Sakshi Hooda, Suman Mann

Sakshi Hooda, Suman Mann

Abstract

In real life, there is ubiquitous existence of class imbalance. This issue has attracted the interest of various scholars in different fields. Whereas imbalanced dataset may provide room for direct learning, this situation yields unsatisfactory outcomes because most of the focus is on how accurate a suboptimal model is identified and derived. Therefore, various approaches have been proposed in a quest to address the issue. Some of these methods include cost-sensitive, sampling, and other hybrid techniques. Despite this promising trend, however, emphasis needs to be on samples occurring closer to decision boundaries with more discriminative data are worth valuing and that the boundary’s skew correction could be realized through synthetic sample construction. With geometry’s sense of truth proving inspirational, the aim of this study was to develop a new technique for synthetic minority sampling, seeking to incorporate borderline data.
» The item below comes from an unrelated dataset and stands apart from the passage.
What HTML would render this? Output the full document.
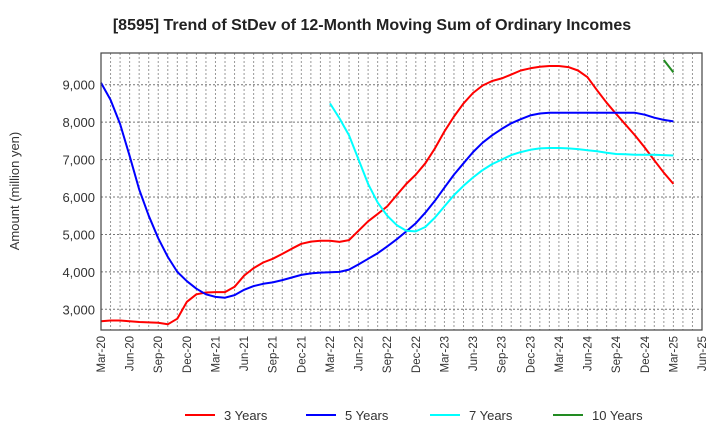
<!DOCTYPE html>
<html><head><meta charset="utf-8"><style>
body{margin:0;background:#fff;font-family:"Liberation Sans",sans-serif;}
svg text{font-family:"Liberation Sans",sans-serif;}
</style></head><body>
<svg id="chart" width="720" height="440" xmlns="http://www.w3.org/2000/svg">
<text x="372" y="30" text-anchor="middle" font-size="16" font-weight="bold" fill="#222">[8595]  Trend of StDev of 12-Month Moving Sum of Ordinary Incomes</text>
<text transform="translate(19,191) rotate(-90)" text-anchor="middle" font-size="13" fill="#333">Amount (million yen)</text>
<g id="grid"></g><g id="series"></g><g id="axes"></g><g id="legend"></g>
</svg>
<script>
const xTickLabels=["Mar-20","Jun-20","Sep-20","Dec-20","Mar-21","Jun-21","Sep-21","Dec-21","Mar-22","Jun-22","Sep-22","Dec-22","Mar-23","Jun-23","Sep-23","Dec-23","Mar-24","Jun-24","Sep-24","Dec-24","Mar-25","Jun-25"];
const yTicks=[3000,4000,5000,6000,7000,8000,9000];
const yTickLabels=["3,000","4,000","5,000","6,000","7,000","8,000","9,000"];
const seriesNames=["3 Years","5 Years","7 Years","10 Years"];
const seriesColors=["#ff0000","#0000ff","#00ffff","#228b22"];
const seriesStart=[0,0,24,59];
const s3=[2680,2700,2700,2680,2660,2650,2640,2600,2750,3200,3400,3450,3460,3460,3600,3900,4100,4250,4350,4480,4620,4750,4810,4830,4830,4800,4850,5100,5350,5550,5750,6050,6350,6600,6900,7300,7750,8150,8500,8780,8980,9100,9170,9270,9380,9440,9480,9500,9500,9470,9380,9200,8850,8520,8220,7930,7640,7320,6980,6650,6350];
const s5=[9050,8600,7950,7100,6200,5500,4900,4400,4000,3750,3550,3400,3330,3310,3380,3520,3620,3680,3720,3780,3850,3920,3960,3980,3990,4000,4060,4200,4350,4500,4680,4870,5080,5300,5580,5900,6250,6600,6900,7200,7450,7650,7820,7970,8080,8180,8230,8250,8250,8250,8250,8250,8250,8250,8250,8250,8250,8200,8120,8060,8020];
const s7=[8500,8100,7650,7000,6350,5850,5500,5250,5100,5080,5200,5450,5750,6050,6300,6520,6720,6880,7000,7120,7200,7260,7300,7310,7310,7300,7280,7250,7220,7180,7150,7140,7130,7130,7130,7120,7110];
const s10=[9660,9330];
const allSeries=[s3,s5,s7,s10];
const NS="http://www.w3.org/2000/svg";
const L=101,R=702,T=53,B=330,nMonths=63;
const x=m=>L+(R-L)*m/nMonths;
const y=v=>309.3-(v-3000)*37.43/1000;
function mk(tag,attrs,parent){const e=document.createElementNS(NS,tag);for(const k in attrs)e.setAttribute(k,attrs[k]);parent.appendChild(e);return e;}
const grid=document.getElementById('grid'),axes=document.getElementById('axes'),ser=document.getElementById('series'),leg=document.getElementById('legend');
for(let m=1;m<nMonths;m++){const g=mk('line',{x1:x(m),x2:x(m),y1:T,y2:B,stroke:'#999','stroke-dasharray':'2,2','stroke-width':1},grid);

}
yTicks.forEach((v,i)=>{const g=mk('line',{x1:L,x2:R,y1:y(v),y2:y(v),stroke:'#777','stroke-dasharray':'2,2','stroke-width':1},grid);


const t=mk('text',{x:L-6,y:y(v)+5,'text-anchor':'end','font-size':13,fill:'#333'},axes);t.textContent=yTickLabels[i];

});
xTickLabels.forEach((lab,i)=>{const xx=x(i*3);const t=mk('text',{transform:`translate(${xx+4},336) rotate(-90)`,'text-anchor':'end','font-size':11.5,fill:'#333'},axes);t.textContent=lab;

});
const frame=mk('rect',{x:L,y:T,width:R-L,height:B-T,fill:'none',stroke:'#444','stroke-width':1.2},axes);


allSeries.forEach((s,k)=>{const pts=s.map((v,i)=>x(seriesStart[k]+i).toFixed(1)+','+y(v).toFixed(1)).join(' ');
const p=mk('polyline',{points:pts,fill:'none',stroke:seriesColors[k],'stroke-width':2,'stroke-linejoin':'round'},ser);

});
const legX=[185,306,430,553];
seriesNames.forEach((n,k)=>{const g=mk('g',{},leg);


mk('line',{x1:legX[k],x2:legX[k]+30,y1:415,y2:415,stroke:seriesColors[k],'stroke-width':2},g);
const t=mk('text',{x:legX[k]+39,y:420,'font-size':13,fill:'#333'},g);t.textContent=n;});
</script>
</body></html>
Indeed, ensemble framework has been documented to capture both robust and complicated decision boundaries in the real-world. With these factors considered, Bagging of Extrapolation Borderline-SMOTE SVM (BEBS) was proposed in a quest to handle problems associated with IDL (imbalanced data learning). From the experimental outcomes, which arose from the focus on open access datasets, there was significant superior performance when the proposed BEBS framework was implemented. The uniqueness of the model was found to lie in its ability to solve the selected problems by combining borderline data and ensemble of SVMs.